EXERCISE OBJECTIVE - Leaving out every picture, retype the lines below from the top through the one that contains "cbr = [35.4, 35.1, 23.1, 18.5, 5.0, 1.1]".

DATASET RECORDS -
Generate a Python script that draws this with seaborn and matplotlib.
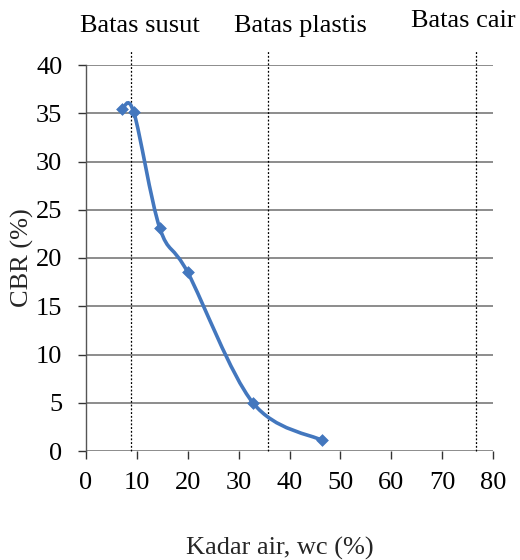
import numpy as np
import pandas as pd
import seaborn as sns
import matplotlib.pyplot as plt
from matplotlib.path import Path
from matplotlib.patches import PathPatch

#%% data
kadar_air = [7.1, 9.4, 14.5, 20.0, 32.8, 46.4]
cbr = [35.4, 35.1, 23.1, 18.5, 5.0, 1.1]

batas_nama = ["Batas susut", "Batas plastis", "Batas cair"]
batas_nilai = [8.8, 35.7, 76.6]
batas_label_x = [10.6, 42.2, 74.2]
batas_label_y = [44.0, 44.0, 44.6]

df = pd.DataFrame({"wc": kadar_air, "cbr": cbr})

#%% style
sns.set_theme(style="white")
plt.rcParams["font.family"] = ["Liberation Serif", "DejaVu Serif"]
fs = 19

fig = plt.figure(figsize=(5.2, 5.6), dpi=100)
ax = fig.add_axes([86 / 520, 1 - 451 / 560, 407 / 520, 386 / 560])

# smoothed line (Excel-like bezier through the points)
x = np.array(kadar_air)
y = np.array(cbr)
n = len(x)
verts = [(x[0], y[0])]
codes = [Path.MOVETO]
t = 1 / 6
for i in range(n - 1):
    p0 = np.array([x[max(i - 1, 0)], y[max(i - 1, 0)]])
    p1 = np.array([x[i], y[i]])
    p2 = np.array([x[i + 1], y[i + 1]])
    p3 = np.array([x[min(i + 2, n - 1)], y[min(i + 2, n - 1)]])
    c1 = p1 + (p2 - p0) * t
    c2 = p2 - (p3 - p1) * t
    verts += [tuple(c1), tuple(c2), tuple(p2)]
    codes += [Path.CURVE4] * 3
ax.add_patch(PathPatch(Path(verts, codes), fill=False, edgecolor="#4377BE", lw=2.6, zorder=3))

sns.scatterplot(data=df, x="wc", y="cbr", marker="D", s=36, color="#4377BE",
                edgecolor="#4377BE", ax=ax, zorder=4)

# batas lines
ax.vlines(batas_nilai, 0, 41.6, colors="black", linestyles=(0, (1.5, 1.5)), lw=0.9, clip_on=False, zorder=2)
for nama, lx, ly in zip(batas_nama, batas_label_x, batas_label_y):
    ax.text(lx, ly, nama, ha="center", va="center", fontsize=fs, color="black")

#%% axes
ax.set_xlim(0, 80)
ax.set_ylim(0, 40)
ax.set_xticks(range(0, 81, 10))
ax.set_yticks(range(0, 41, 5))
ax.yaxis.grid(True, color="#8c8c8c", lw=1.4)
ax.set_axisbelow(True)
for s in ["top", "right", "bottom"]:
    ax.spines[s].set_visible(False)
ax.spines["left"].set_color("#555555")
ax.spines["left"].set_linewidth(1.0)
ax.tick_params(axis="both", which="both", direction="out", length=6, width=1,
               color="#333333", labelsize=fs, labelcolor="black")
ax.tick_params(axis="x", pad=9)
ax.tick_params(axis="y", pad=11)
ax.xaxis.set_ticks_position("bottom")
ax.yaxis.set_ticks_position("left")

ax.set_xlabel("")
ax.set_ylabel("")
fig.text(22 / 520, 1 - 258 / 560, "CBR (%)", ha="center", va="center", rotation=90, fontsize=fs)
fig.text(280 / 520, 1 - 548 / 560, "Kadar air, wc (%)", ha="center", va="center", fontsize=fs)

fig.savefig("out.png", dpi=100)
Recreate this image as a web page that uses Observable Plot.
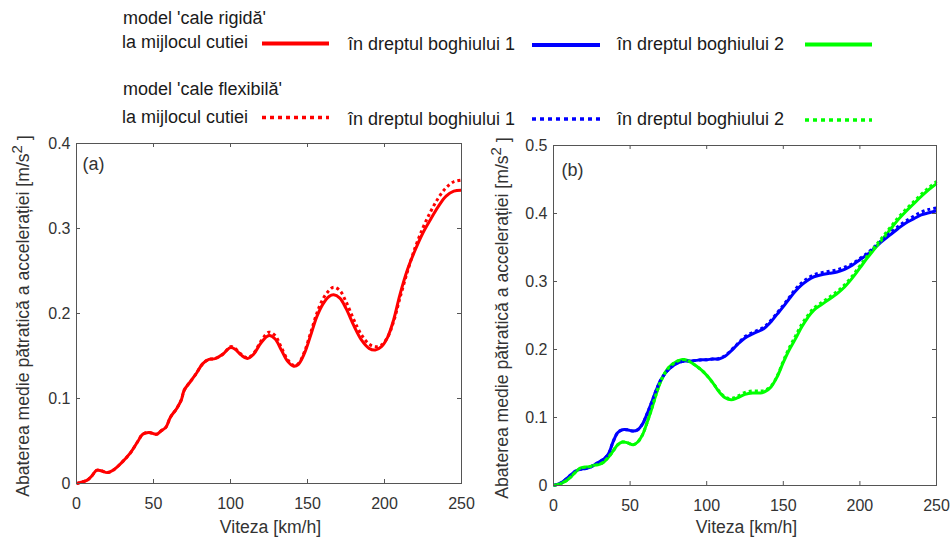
<!DOCTYPE html>
<html><head><meta charset="utf-8">
<script src="https://cdn.jsdelivr.net/npm/d3@7"></script>
<script src="https://cdn.jsdelivr.net/npm/@observablehq/plot@0.6"></script>
<style>
html,body{margin:0;padding:0;background:#fff;}
#root{position:relative;width:952px;height:540px;overflow:hidden;font-family:"Liberation Sans",Arial,sans-serif;}
#legend{position:absolute;left:0;top:0;}
#pa{position:absolute;left:0;top:130px;}
#pb{position:absolute;left:476px;top:130px;}
</style></head><body>
<div id="root"><svg id="legend" width="952" height="130"></svg><div id="pa"></div><div id="pb"></div></div>
<script>
// ---------- data ----------
const xTicks = [0, 50, 100, 150, 200, 250];
const aYTicks = [0, 0.1, 0.2, 0.3, 0.4];
const bYTicks = [0, 0.1, 0.2, 0.3, 0.4, 0.5];
const xLabel = "Viteza [km/h]";
const yLabelMain = "Abaterea medie pătratică a accelerației [m/s";
const yLabelSup = "2";
const yLabelEnd = " ]";
const panelTags = ["(a)", "(b)"];

const legendGroups = ["model 'cale rigidă'", "model 'cale flexibilă'"];
const legendItems = ["la mijlocul cutiei", "în dreptul boghiului 1", "în dreptul boghiului 2"];
const seriesColors = ["#ff0000", "#0000ff", "#00ff00"];

// panel (a): la mijlocul cutiei
const aSpeed = [0,2,7,10,13,16,20,24,29,35,40,43,47,52,55,58,61,65,68,70,74,78,82,86,90,95,100,103,107,111,115,120,125,129,133,137,141,144,148,152,156,160,164,167,171,175,180,185,190,194,198,202,206,210,215,220,225,230,235,240,245,250];
const aRigid = [0,0.001,0.004,0.009,0.0155,0.015,0.0128,0.016,0.024,0.036,0.05,0.058,0.06,0.058,0.062,0.066,0.078,0.088,0.098,0.11,0.12,0.13,0.141,0.146,0.147,0.152,0.160,0.158,0.151,0.147,0.152,0.166,0.174,0.170,0.157,0.144,0.138,0.14,0.153,0.174,0.196,0.211,0.220,0.222,0.218,0.206,0.186,0.169,0.159,0.157,0.161,0.172,0.193,0.222,0.252,0.275,0.295,0.311,0.326,0.338,0.344,0.345];
const aFlex = [0,0.001,0.004,0.009,0.0155,0.015,0.0128,0.016,0.024,0.036,0.05,0.058,0.06,0.058,0.062,0.066,0.078,0.088,0.098,0.11,0.12,0.13,0.141,0.146,0.147,0.152,0.161,0.159,0.152,0.148,0.153,0.168,0.178,0.174,0.160,0.146,0.139,0.141,0.155,0.177,0.200,0.217,0.227,0.231,0.227,0.214,0.193,0.175,0.164,0.161,0.163,0.172,0.191,0.218,0.250,0.278,0.301,0.320,0.336,0.348,0.355,0.357];

// panel (b): boghiul 1 (blue), boghiul 2 (green)
const bSpeed = [0,5,10,15,18,21,24,27,30,33,36,39,42,45,48,52,55,58,61,64,67,70,74,78,82,86,89,93,97,100,104,108,112,116,120,125,130,135,138,142,146,150,154,158,162,166,170,175,180,185,190,195,200,205,210,215,220,225,230,235,240,245,250];
const b1Rigid = [0,0.004,0.013,0.022,0.024,0.025,0.027,0.031,0.035,0.039,0.047,0.065,0.078,0.082,0.082,0.080,0.082,0.090,0.105,0.122,0.140,0.155,0.168,0.176,0.181,0.183,0.183,0.184,0.185,0.185,0.186,0.186,0.190,0.198,0.207,0.217,0.223,0.228,0.232,0.241,0.252,0.263,0.275,0.286,0.295,0.302,0.307,0.310,0.312,0.314,0.318,0.324,0.332,0.340,0.350,0.360,0.369,0.378,0.386,0.392,0.398,0.401,0.404];
const b1Flex = [0,0.004,0.013,0.022,0.024,0.025,0.027,0.031,0.035,0.039,0.047,0.065,0.078,0.082,0.082,0.080,0.082,0.090,0.105,0.122,0.140,0.155,0.168,0.176,0.181,0.183,0.183,0.184,0.185,0.185,0.186,0.187,0.191,0.199,0.208,0.219,0.225,0.230,0.234,0.243,0.254,0.265,0.277,0.289,0.298,0.305,0.310,0.313,0.315,0.317,0.321,0.326,0.334,0.342,0.352,0.362,0.372,0.381,0.389,0.396,0.402,0.406,0.408];
const b2Rigid = [0,0.003,0.010,0.021,0.026,0.027,0.028,0.030,0.031,0.035,0.042,0.051,0.060,0.064,0.063,0.060,0.064,0.074,0.092,0.112,0.134,0.153,0.170,0.179,0.184,0.185,0.182,0.176,0.169,0.162,0.151,0.138,0.129,0.126,0.129,0.134,0.136,0.136,0.138,0.145,0.160,0.181,0.200,0.216,0.233,0.247,0.258,0.266,0.274,0.282,0.292,0.305,0.320,0.335,0.349,0.363,0.377,0.391,0.403,0.414,0.425,0.435,0.444];
const b2Flex = [0,0.003,0.010,0.021,0.026,0.027,0.028,0.030,0.031,0.035,0.042,0.051,0.060,0.064,0.063,0.060,0.064,0.074,0.092,0.112,0.134,0.153,0.170,0.179,0.184,0.185,0.182,0.176,0.169,0.162,0.151,0.139,0.130,0.128,0.131,0.137,0.139,0.139,0.140,0.146,0.161,0.183,0.203,0.220,0.237,0.250,0.261,0.269,0.277,0.285,0.295,0.308,0.323,0.338,0.352,0.366,0.380,0.394,0.406,0.417,0.428,0.438,0.447];

// ---------- styles ----------
const FONT = '"Liberation Sans", Arial, sans-serif';
const AXIS = "#555";
const TEXT = "#333";
const DOT = "3,3";

function pts(xs, ys) { return xs.map((x, i) => ({x, y: ys[i]})); }

function panel(el, o) {
  const fw = o.width - o.ml - o.mr, fh = o.height - o.mt - o.mb;
  const lines = o.series.map(s => Plot.line(pts(s.x, s.y), {
    x: "x", y: "y", stroke: s.color, strokeWidth: 3, curve: "catmull-rom",
    strokeDasharray: s.dotted ? DOT : null, strokeLinecap: "butt"
  }));
  const chart = Plot.plot({
    width: o.width, height: o.height,
    marginTop: o.mt, marginBottom: o.mb, marginLeft: o.ml, marginRight: o.mr,
    style: {fontFamily: FONT, fontSize: "16px", color: TEXT, background: "transparent", overflow: "visible"},
    x: {domain: [0, 250]},
    y: {domain: o.yDomain},
    marks: [
      Plot.axisX({ticks: xTicks, tickSize: 0, tickPadding: 14, label: null, tickFormat: d => String(d), fontSize: 16, fill: TEXT}),
      Plot.axisY({ticks: o.yTicks, tickSize: 0, tickPadding: 6, label: null, tickFormat: d => String(d), fontSize: 16, fill: TEXT}),
      ...lines,
      Plot.tickX(xTicks, {x: d => d, stroke: AXIS, insetTop: fh - 4}),
      Plot.tickX(xTicks, {x: d => d, stroke: AXIS, insetBottom: fh - 4}),
      Plot.tickY(o.yTicks, {y: d => d, stroke: AXIS, insetRight: fw - 4}),
      Plot.tickY(o.yTicks, {y: d => d, stroke: AXIS, insetLeft: fw - 4}),
      Plot.frame({stroke: AXIS, strokeWidth: 1}),
      Plot.text([o.tag], {text: d => d, frameAnchor: "top-left", dx: o.tagDx, dy: o.tagDy, textAnchor: "start", lineAnchor: "middle", fontSize: 18, fill: TEXT})
    ]
  });
  const svg = d3.select(chart);
  const yl = svg.append("text")
    .attr("transform", `translate(${o.yLabelX},${o.mt + fh / 2 + 3}) rotate(-90)`)
    .attr("text-anchor", "middle")
    .attr("font-size", 17.6).attr("fill", TEXT).attr("font-family", FONT);
  yl.append("tspan").text(yLabelMain);
  yl.append("tspan").attr("dy", "-0.45em").attr("font-size", 15).text(yLabelSup);
  yl.append("tspan").attr("dy", "0.45em").text(yLabelEnd);
  svg.append("text")
    .attr("x", o.ml + fw / 2 + 2).attr("y", o.xLabelY)
    .attr("text-anchor", "middle").attr("font-size", 17.6).attr("fill", TEXT).attr("font-family", FONT)
    .text(xLabel);
  el.appendChild(chart);
}

panel(document.getElementById("pa"), {
  width: 476, height: 410, mt: 13, mb: 57, ml: 76, mr: 15,
  yDomain: [0, 0.4], yTicks: aYTicks, tag: panelTags[0], tagDx: 6, tagDy: 21,
  yLabelX: 29, xLabelY: 403,
  series: [
    {x: aSpeed, y: aRigid, color: seriesColors[0], dotted: false},
    {x: aSpeed, y: aFlex, color: seriesColors[0], dotted: true}
  ]
});

panel(document.getElementById("pb"), {
  width: 476, height: 410, mt: 15, mb: 55, ml: 77, mr: 16,
  yDomain: [0, 0.5], yTicks: bYTicks, tag: panelTags[1], tagDx: 8, tagDy: 25,
  yLabelX: 32, xLabelY: 403,
  series: [
    {x: bSpeed, y: b1Rigid, color: seriesColors[1], dotted: false},
    {x: bSpeed, y: b2Rigid, color: seriesColors[2], dotted: false},
    {x: bSpeed, y: b1Flex, color: seriesColors[1], dotted: true},
    {x: bSpeed, y: b2Flex, color: seriesColors[2], dotted: true}
  ]
});

// ---------- legend ----------
const LG = {
  titleX: 123, titleY: [24, 95],
  itemX: [122, 348, 617],
  itemY: [[47.5, 50, 50], [123, 125, 125]],
  lineX: [[262, 329], [532, 600], [805, 872]],
  lineY: [[43.5, 45, 44.5], [117.5, 119, 120]]
};
const lg = d3.select("#legend").attr("font-family", FONT);
legendGroups.forEach((g, r) => {
  lg.append("text").attr("x", LG.titleX).attr("y", LG.titleY[r]).attr("font-size", 18).attr("fill", "#1a1a1a").text(g);
  legendItems.forEach((it, c) => {
    lg.append("text").attr("x", LG.itemX[c]).attr("y", LG.itemY[r][c]).attr("font-size", 18).attr("fill", "#1a1a1a").text(it);
    lg.append("line")
      .attr("x1", LG.lineX[c][0]).attr("x2", LG.lineX[c][1])
      .attr("y1", LG.lineY[r][c]).attr("y2", LG.lineY[r][c])
      .attr("stroke", seriesColors[c])
      .attr("stroke-width", r === 0 ? 4 : 3.5)
      .attr("stroke-dasharray", r === 0 ? null : "4,4");
  });
});
</script>
</body></html>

TASK OUTPUT -
Generate a Python script that draws this with seaborn and matplotlib.
import numpy as np
import pandas as pd
import seaborn as sns
import matplotlib.pyplot as plt
from matplotlib.path import Path
from matplotlib.patches import PathPatch

#%% data
kadar_air = [7.1, 9.4, 14.5, 20.0, 32.8, 46.4]
cbr = [35.4, 35.1, 23.1, 18.5, 5.0, 1.1]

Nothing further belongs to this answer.